Ordering of vector variables?



 

> -----Original Message-----
> From: maxima-bounces at math.utexas.edu 
> [mailto:maxima-bounces at math.utexas.edu] On Behalf Of Raymond 
> Toy (RT/EUS)
> Sent: Wednesday, March 26, 2008 9:19 AM
> To: fateman at EECS.Berkeley.EDU
> Cc: 'Maxima List'; 'Robert Dodier'
> Subject: Re: [Maxima] Ordering of vector variables?
> 
> Richard Fateman wrote:
> > Re-examining 'great' and friends should be done with 
> extreme caution.
> 
> If nothing else is done, we should at least do this:  Add a 
> big comment 
> on great that extreme care needs to be exercised when modifying it.

I looked at it a little (not for the first time).  ordering
a[1,2,3], b[3,4,5]   is done by ordering the arguments and then the heads.

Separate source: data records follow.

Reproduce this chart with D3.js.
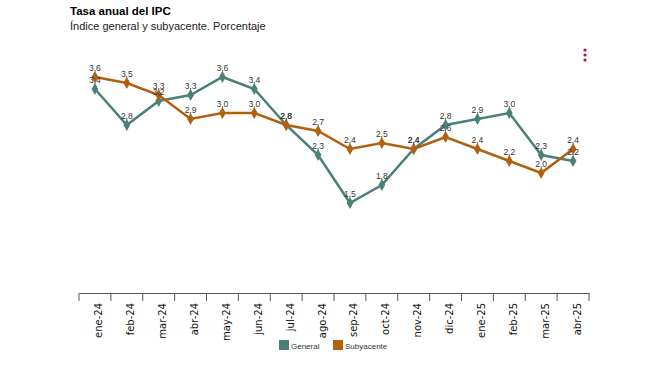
<!DOCTYPE html>
<html><head><meta charset="utf-8">
<script src="https://cdn.jsdelivr.net/npm/d3@7"></script>
<style>body{margin:0;background:#fff;font-family:"Liberation Sans",Arial,sans-serif}</style>
</head><body><svg id="c" width="659" height="371"></svg>
<script>
const categories = ["ene-24","feb-24","mar-24","abr-24","may-24","jun-24","jul-24","ago-24","sep-24","oct-24","nov-24","dic-24","ene-25","feb-25","mar-25","abr-25"];
const general = [3.4,2.8,3.2,3.3,3.6,3.4,2.8,2.3,1.5,1.8,2.4,2.8,2.9,3.0,2.3,2.2];
const subyacente = [3.6,3.5,3.3,2.9,3.0,3.0,2.8,2.7,2.4,2.5,2.4,2.6,2.4,2.2,2.0,2.4];
const seriesNames = ["General","Subyacente"];
const colors = ["#4b8078","#b0600f"];

const svg = d3.select("#c");
svg.append("text").attr("x",70).attr("y",15).attr("font-size",11.5).attr("font-weight","bold").attr("fill","#000").text("Tasa anual del IPC");
svg.append("text").attr("x",70).attr("y",30).attr("font-size",11).attr("fill","#222").text("Índice general y subyacente. Porcentaje");

const x = d3.scaleBand().domain(categories).range([79,589]).padding(0);
const y = d3.scaleLinear().domain([0,4]).range([293,53]);

const axis = svg.append("g").attr("transform","translate(0,293)")
  .call(d3.axisBottom(x).tickSizeInner(0).tickSizeOuter(0).tickFormat(d=>d));
axis.select(".domain").attr("stroke","#555").attr("stroke-width",1);
axis.selectAll(".tick line").remove();
axis.selectAll(".tick text").attr("transform","rotate(-90)").attr("text-anchor","end")
  .attr("x",-10).attr("y",4).attr("dx",0).attr("dy","0.35em").attr("font-size",10).attr("fill","#111")
  .attr("font-family","'DejaVu Sans',sans-serif").attr("font-weight","normal");
// boundary ticks
const bounds = categories.map(c=>x(c)).concat([x(categories[categories.length-1])+x.bandwidth()]);
svg.append("g").selectAll("line").data(bounds).join("line")
  .attr("x1",d=>d).attr("x2",d=>d).attr("y1",293).attr("y2",301).attr("stroke","#555").attr("stroke-width",1);

const data = [general, subyacente];
const line = d3.line().x((d,i)=>x(categories[i])+x.bandwidth()/2).y(d=>y(d));
const diamond = d3.symbol().type(d3.symbolDiamond).size(40);
data.forEach((vals,k)=>{
  const g = svg.append("g");
  g.append("path").datum(vals).attr("d",line).attr("fill","none").attr("stroke",colors[k]).attr("stroke-width",2.5);
  g.selectAll("path.m").data(vals).join("path").attr("class","m")
    .attr("transform",(d,i)=>`translate(${x(categories[i])+x.bandwidth()/2},${y(d)})`)
    .attr("d",diamond).attr("fill",colors[k]);
});
data.forEach((vals,k)=>{
  svg.append("g").selectAll("text").data(vals).join("text")
    .attr("x",(d,i)=>x(categories[i])+x.bandwidth()/2).attr("y",d=>y(d)-6)
    .attr("text-anchor","middle").attr("font-size",8.5).attr("fill","#333")
    .text(d=>d.toFixed(1).replace(".",","));
});

// legend
const leg = svg.append("g").attr("transform","translate(279,340)");
const items = [{n:seriesNames[0],c:colors[0],x:0},{n:seriesNames[1],c:colors[1],x:54}];
items.forEach(it=>{
  leg.append("rect").attr("x",it.x).attr("y",0).attr("width",10).attr("height",10).attr("fill",it.c);
  leg.append("text").attr("x",it.x+12).attr("y",8.5).attr("font-size",8).attr("fill","#333").text(it.n);
});

// menu dots
svg.append("g").selectAll("circle").data([50,55,60]).join("circle")
  .attr("cx",585).attr("cy",d=>d).attr("r",1.6).attr("fill","#b5123e");
</script></body></html>
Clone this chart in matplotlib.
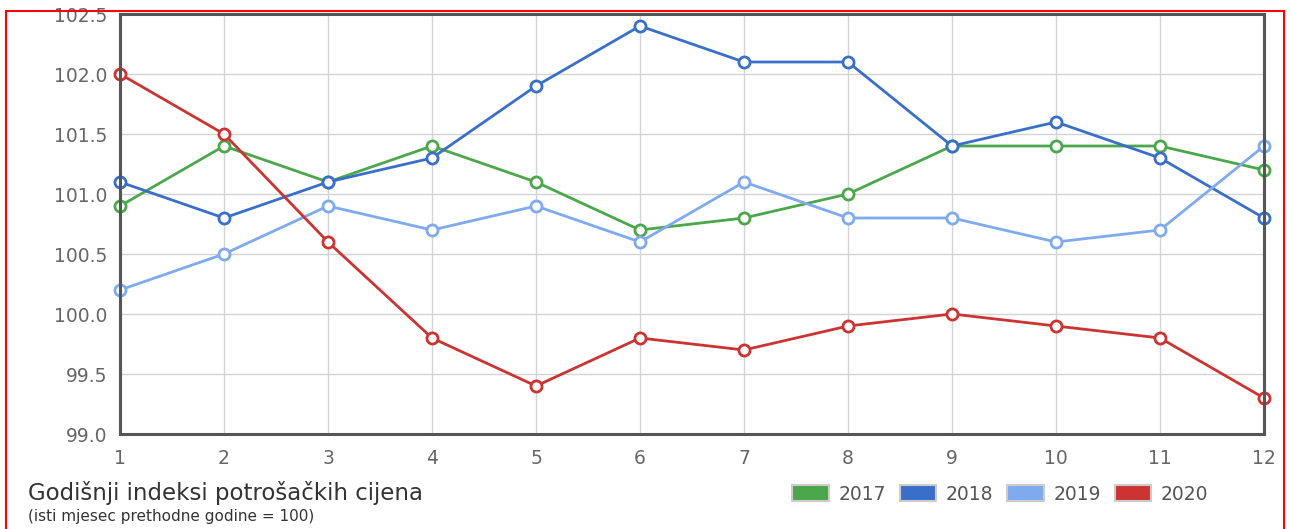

Yes, a comment is appropriate.

> 
> 
> > I believe that the simplifier spends the vast majority of 
> its time in
> > 'great' etc.  Code to make this stuff exponentially faster, at least
> > with lisps that have good hash coding, has been 
> demonstrated (by me).
> 
> This sounds quite interesting.  Did you have specific examples that 
> became much faster with this change?  Do simple cases become slower?

Simple cases like +  or *  with fewer than 4 items become slower, using
allegro common lisp.  the tradeoff for GCL is probably different because
of slower hashing. (Barton did tests of this)

For large examples, e.g.
k: makelist(a(i),i,0,100000)$
apply("+",k)$

If I understand my own paper of a few years ago, the time to do this on a
particular computer with the modified great/simp/  was 0.5 seconds.
The time with the original great/simp is estimated to be over 24 hours.

The paper is http://www.cs.berkeley.edu/~fateman/papers/newsimp.pdf

Note that the paper does more that just rewrite great/etc.  It proposes that
sums and products be stored as hashtables.